Imthihaan is a 1993 Maldivian family drama film developed and directed by M.M. Hussain. The film stars Reeko Moosa Manik, Mariyam Manike, Ali Shakir, Ahmed Khalid and Suneetha in main roles.

==Premise==
Saeedha (Mariyam Manike) an ambitious and old-fashioned lady, works as a teacher where her married life is viewed as an example from the outside. Saeedha's husband, Saleem (Ali Shakir) was offered a job as a headmaster from an island far away from the capital. His decision to accept the offer arises complications in their married life. After his departure, Saleem started drifting apart from his family insisting to spend some alone time. Meanwhile, Saeedha's daughter, Shaama (Suneetha), started having an affair with a womanizer, Mohamed Aslam (Ahmed Giyas) and slowly becomes de-attached from the studies and her family responsibilities while coming home late.

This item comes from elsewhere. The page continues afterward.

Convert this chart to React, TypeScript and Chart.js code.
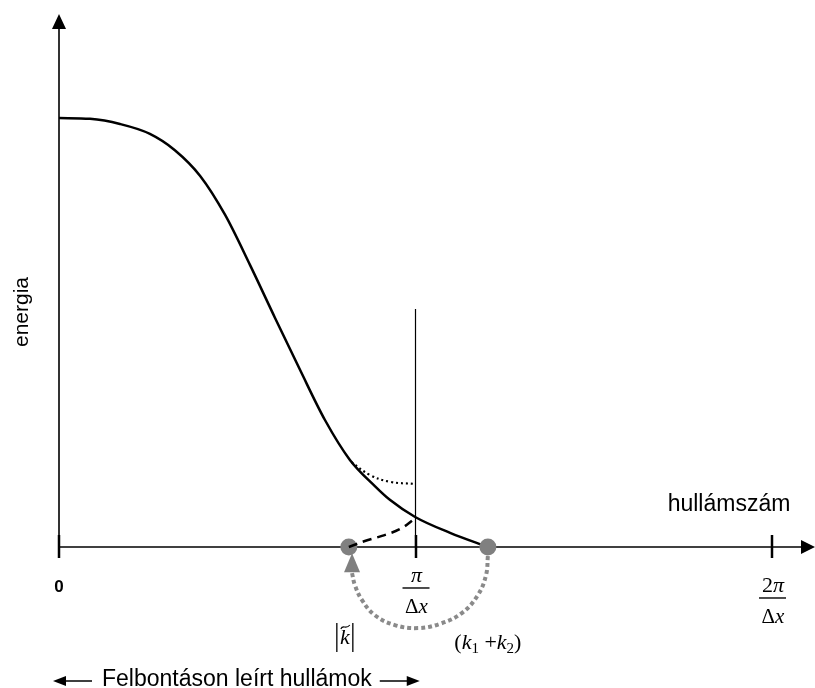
import React, { useEffect, useRef } from 'react';
import { Chart, registerables } from 'chart.js';

Chart.register(...registerables);

// Wavenumber in units of π/Δx, energy normalised to the low-wavenumber plateau.
const spectrumK = [0, 0.087, 0.171, 0.255, 0.325, 0.396, 0.466, 0.536, 0.606, 0.676, 0.746, 0.816, 0.886, 0.928, 0.999, 1.097, 1.203];
const spectrumE = [1.0, 0.998, 0.986, 0.963, 0.925, 0.865, 0.774, 0.657, 0.534, 0.413, 0.296, 0.203, 0.142, 0.11, 0.07, 0.033, 0.0];

// Energy piling up just below the cut-off (dotted branch).
const pileUpK = [0.82, 0.872, 0.928, 0.999];
const pileUpE = [0.198, 0.168, 0.152, 0.147];

// Aliased energy folded back onto |k~| (dashed branch).
const foldedK = [0.813, 0.858, 0.906, 0.957, 0.999];
const foldedE = [0, 0.014, 0.026, 0.042, 0.067];

// Marked wavenumbers: |k~| and k1 + k2.
const markerK = [0.813, 1.203];
const markerE = [0, 0];

// Folding path from k1 + k2 back to |k~|.
const foldArcK = [1.203, 1.198, 1.175, 1.13, 1.069, 1.007, 0.942, 0.886, 0.85, 0.83, 0.822];
const foldArcE = [-0.021, -0.065, -0.112, -0.154, -0.179, -0.189, -0.182, -0.159, -0.124, -0.089, -0.061];

// Resolution cut-off at π/Δx.
const cutoffK = [1, 1];
const cutoffE = [0.555, 0];

const tickValues = [0, 1, 2];
const tickNumerators = ['0', 'π', '2π'];
const tickDenominators = ['', 'Δx', 'Δx'];

const xTitle = 'hullámszám';
const yTitle = 'energia';
const bandCaption = 'Felbontáson leírt hullámok';

const pts = (xs: number[], ys: number[]) => xs.map((x, i) => ({ x, y: ys[i] }));

const SANS = '"Liberation Sans", Arial, sans-serif';
const SERIF = '"Liberation Serif", "Times New Roman", serif';

type Run = { text: string; font: string; dy?: number };

function drawRuns(ctx: CanvasRenderingContext2D, runs: Run[], cx: number, baseline: number) {
  let total = 0;
  for (const r of runs) {
    ctx.font = r.font;
    total += ctx.measureText(r.text).width;
  }
  let x = cx - total / 2;
  ctx.textAlign = 'left';
  ctx.textBaseline = 'alphabetic';
  for (const r of runs) {
    ctx.font = r.font;
    ctx.fillText(r.text, x, baseline + (r.dy || 0));
    x += ctx.measureText(r.text).width;
  }
}

function mathRuns(s: string, size: number): Run[] {
  return Array.from(s).map((ch) => ({
    text: ch,
    font: /[0-9Δ()+ ]/.test(ch) ? `${size}px ${SERIF}` : `italic ${size}px ${SERIF}`,
  }));
}

function triangle(ctx: CanvasRenderingContext2D, a: number[], b: number[], c: number[]) {
  ctx.beginPath();
  ctx.moveTo(a[0], a[1]);
  ctx.lineTo(b[0], b[1]);
  ctx.lineTo(c[0], c[1]);
  ctx.closePath();
  ctx.fill();
}

const diagramPlugin = {
  id: 'diagramDecor',
  beforeDatasetsDraw(chart: any) {
    const ctx: CanvasRenderingContext2D = chart.ctx;
    const xs = chart.scales.x;
    const ys = chart.scales.y;
    const x0 = xs.getPixelForValue(0);
    const y0 = ys.getPixelForValue(0);
    ctx.save();
    ctx.strokeStyle = '#000';
    ctx.fillStyle = '#000';
    ctx.lineWidth = 1.6;
    // energy axis
    ctx.beginPath();
    ctx.moveTo(x0, y0);
    ctx.lineTo(x0, 28);
    ctx.stroke();
    triangle(ctx, [x0, 14], [x0 - 7, 29], [x0 + 7, 29]);
    // wavenumber axis
    ctx.beginPath();
    ctx.moveTo(x0, y0);
    ctx.lineTo(803, y0);
    ctx.stroke();
    triangle(ctx, [815, y0], [801, y0 - 7], [801, y0 + 7]);
    // ticks
    ctx.lineWidth = 2.5;
    for (const v of tickValues) {
      const px = Math.round(xs.getPixelForValue(v));
      ctx.beginPath();
      ctx.moveTo(px, y0 - 12);
      ctx.lineTo(px, y0 + 11);
      ctx.stroke();
    }
    ctx.restore();
  },
  afterDatasetsDraw(chart: any) {
    const ctx: CanvasRenderingContext2D = chart.ctx;
    const xs = chart.scales.x;
    const ys = chart.scales.y;
    const y0 = ys.getPixelForValue(0);
    ctx.save();

    // arrowhead at the end of the folding path
    const n = foldArcK.length - 1;
    const ax = xs.getPixelForValue(foldArcK[n]);
    const ay = ys.getPixelForValue(foldArcE[n]);
    ctx.fillStyle = '#7f7f7f';
    triangle(ctx, [ax, ay - 20], [ax - 8, ay - 1], [ax + 8, ay - 1]);

    // tick labels
    ctx.fillStyle = '#000';
    ctx.strokeStyle = '#000';
    const barOffsets = [0, 41, 51];
    tickValues.forEach((v, i) => {
      const px = xs.getPixelForValue(v);
      if (!tickDenominators[i]) {
        ctx.font = `bold 17px ${SANS}`;
        ctx.textAlign = 'center';
        ctx.textBaseline = 'alphabetic';
        ctx.fillText(tickNumerators[i], px, y0 + 45);
        return;
      }
      const barY = y0 + barOffsets[i];
      drawRuns(ctx, mathRuns(tickNumerators[i], 22), px + 1, barY - 6);
      ctx.lineWidth = 1.4;
      ctx.beginPath();
      ctx.moveTo(px - 13, barY);
      ctx.lineTo(px + 14, barY);
      ctx.stroke();
      drawRuns(ctx, mathRuns(tickDenominators[i], 21), px + 1, barY + 25);
    });

    // |k~| label
    const kx = xs.getPixelForValue(markerK[0]) - 4;
    ctx.lineWidth = 1.3;
    ctx.beginPath();
    ctx.moveTo(kx - 8, 623);
    ctx.lineTo(kx - 8, 652);
    ctx.moveTo(kx + 8, 623);
    ctx.lineTo(kx + 8, 652);
    ctx.stroke();
    drawRuns(ctx, [{ text: 'k', font: `italic 22px ${SERIF}` }], kx, 644);
    ctx.lineWidth = 1.1;
    ctx.beginPath();
    ctx.moveTo(kx - 4, 629);
    ctx.bezierCurveTo(kx - 2, 624, kx + 1, 630, kx + 5, 625);
    ctx.stroke();

    // (k1 + k2) label
    const sx = xs.getPixelForValue(markerK[1]);
    drawRuns(
      ctx,
      [
        { text: '(', font: `22px ${SERIF}` },
        { text: 'k', font: `italic 22px ${SERIF}` },
        { text: '1', font: `15px ${SERIF}`, dy: 4 },
        { text: ' +', font: `22px ${SERIF}` },
        { text: 'k', font: `italic 22px ${SERIF}` },
        { text: '2', font: `15px ${SERIF}`, dy: 4 },
        { text: ')', font: `22px ${SERIF}` },
      ],
      sx,
      649
    );

    // axis titles
    ctx.fillStyle = '#000';
    ctx.font = `23px ${SANS}`;
    ctx.textAlign = 'center';
    ctx.textBaseline = 'alphabetic';
    ctx.fillText(xTitle, 729, 511);

    ctx.save();
    ctx.translate(28, 312);
    ctx.rotate(-Math.PI / 2);
    ctx.font = `21px ${SANS}`;
    ctx.textAlign = 'center';
    ctx.textBaseline = 'alphabetic';
    ctx.fillText(yTitle, 0, 0);
    ctx.restore();

    // resolved-band caption with arrows
    ctx.font = `23px ${SANS}`;
    ctx.textAlign = 'left';
    ctx.fillText(bandCaption, 102, 686);
    const capW = ctx.measureText(bandCaption).width;
    const ly = 681;
    ctx.lineWidth = 1.5;
    ctx.beginPath();
    ctx.moveTo(64, ly);
    ctx.lineTo(92, ly);
    const rStart = 102 + capW + 8;
    ctx.moveTo(rStart, ly);
    ctx.lineTo(rStart + 28, ly);
    ctx.stroke();
    triangle(ctx, [53, ly], [66, ly - 5], [66, ly + 5]);
    triangle(ctx, [rStart + 40, ly], [rStart + 27, ly - 5], [rStart + 27, ly + 5]);

    ctx.restore();
  },
};

export default function App() {
  const ref = useRef<HTMLCanvasElement | null>(null);

  useEffect(() => {
    if (!ref.current) return;
    const chart = new Chart(ref.current, {
      type: 'scatter',
      data: {
        datasets: [
          {
            label: 'folded',
            data: pts(foldedK, foldedE),
            showLine: true,
            borderColor: '#000',
            borderWidth: 2.5,
            borderDash: [9, 6],
            pointRadius: 0,
            tension: 0.4,
          },
          {
            label: 'markers',
            data: pts(markerK, markerE),
            showLine: false,
            pointRadius: 8.5,
            pointBackgroundColor: '#808080',
            pointBorderWidth: 0,
          },
          {
            label: 'spectrum',
            data: pts(spectrumK, spectrumE),
            showLine: true,
            borderColor: '#000',
            borderWidth: 2.5,
            pointRadius: 0,
            cubicInterpolationMode: 'monotone',
          },
          {
            label: 'pile-up',
            data: pts(pileUpK, pileUpE),
            showLine: true,
            borderColor: '#000',
            borderWidth: 2.2,
            borderDash: [2, 3],
            pointRadius: 0,
            tension: 0.4,
          },
          {
            label: 'fold path',
            data: pts(foldArcK, foldArcE),
            showLine: true,
            borderColor: '#8a8a8a',
            borderWidth: 4,
            borderDash: [4, 3],
            pointRadius: 0,
            tension: 0.4,
          },
          {
            label: 'cut-off',
            data: pts(cutoffK, cutoffE),
            showLine: true,
            borderColor: '#000',
            borderWidth: 1.2,
            pointRadius: 0,
          },
        ],
      },
      options: {
        animation: false,
        responsive: false,
        devicePixelRatio: 1,
        layout: { padding: 0, autoPadding: false },
        plugins: { legend: { display: false }, tooltip: { enabled: false } },
        events: [],
        scales: {
          x: { type: 'linear', min: -0.1655, max: 2.1206, display: false },
          y: { type: 'linear', min: -0.3287, max: 1.2751, display: false },
        },
      },
      plugins: [diagramPlugin],
    } as any);
    return () => chart.destroy();
  }, []);

  return (
    <canvas
      ref={ref}
      width={815}
      height={688}
      style={{ position: 'absolute', left: 0, top: 0, width: 815, height: 688, background: '#fff' }}
    />
  );
}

Upon learning Shaama and Aslam's affair, Saeedha despises their relationship to which Shaama reacts to quit her studies and marry Aslam instead. As life keeps testing her patience, Saleem informs her about his firm decision to divorce her and marry another woman. Shaama and Aslam finally get married and she becomes pregnant with their first child. Saeedha determines to accept the offer made by the young and modern school inspector, Jamaal (Reeko Moosa Manik) to lead the school based in a north atoll. She decides to relocate to that island to which Shaama has a different opinion. After the birth of their child, the couple faces several obstacles as Shaama lacks the assistance and help from her husband.

== Cast ==
- Reeko Moosa Manik as Jamaal
- Mariyam Manike as Saeedha; school teacher
- Ali Shakir as Saleem; Saeedha's husband
- Ahmed Khalid as Ashraf; Saeedha's brother
- Suneetha as Shaama; Saeedha and Saleem's daughter
- Ahmed Giyas as Mohamed Aslam
- Waleedha Waleed as Ameena
- Koyya Hassan Manik as Haidhar; secondary Mathematics teacher
- Leenaz as Shiyama; Ashraf's first wife
- Mohamed Waheed as school headmaster
- Shinaz Mohamed as Maseeh; Saeedha and Saleem's son
- Mariyam Haajara as Haajara
- Ibrahim Shakir
- Chilhiya Moosa Manik as a doctor

==Soundtrack==

Track listing
| No. | Title | Singer(s) | Length |
|---|---|---|---|
| 1. | "Haasve Hiyy Molhivey" | Abdul Rauf, Moonisa Khaleel |  |
| 2. | "Ramzuvi Kulavaru Araa Maley" | Mohamed Rashad, Sofa Thaufeeq |  |
| 3. | "Dhin Thaazaa Dhivaanavee Asaru" | Mohamed Rashad, Sofa Thaufeeq |  |
| 4. | "Hureemey Hureemey Aadhe Dhaan" | Abdul Rauf, Moonisa Khaleel |  |
| 5. | "Hoadhaashey Vaanee" | Mohamed Rashad, Shafeeqa Abdul Latheef |  |
| 6. | "Buneemey Vamey" | Imaadh Ismail, Shafeeqa Abdul Latheef |  |

==Reception==
Upon release, the film received mainly positive reviews from critics for its emotional elements and the performance of the cast for justifying the scope of each character.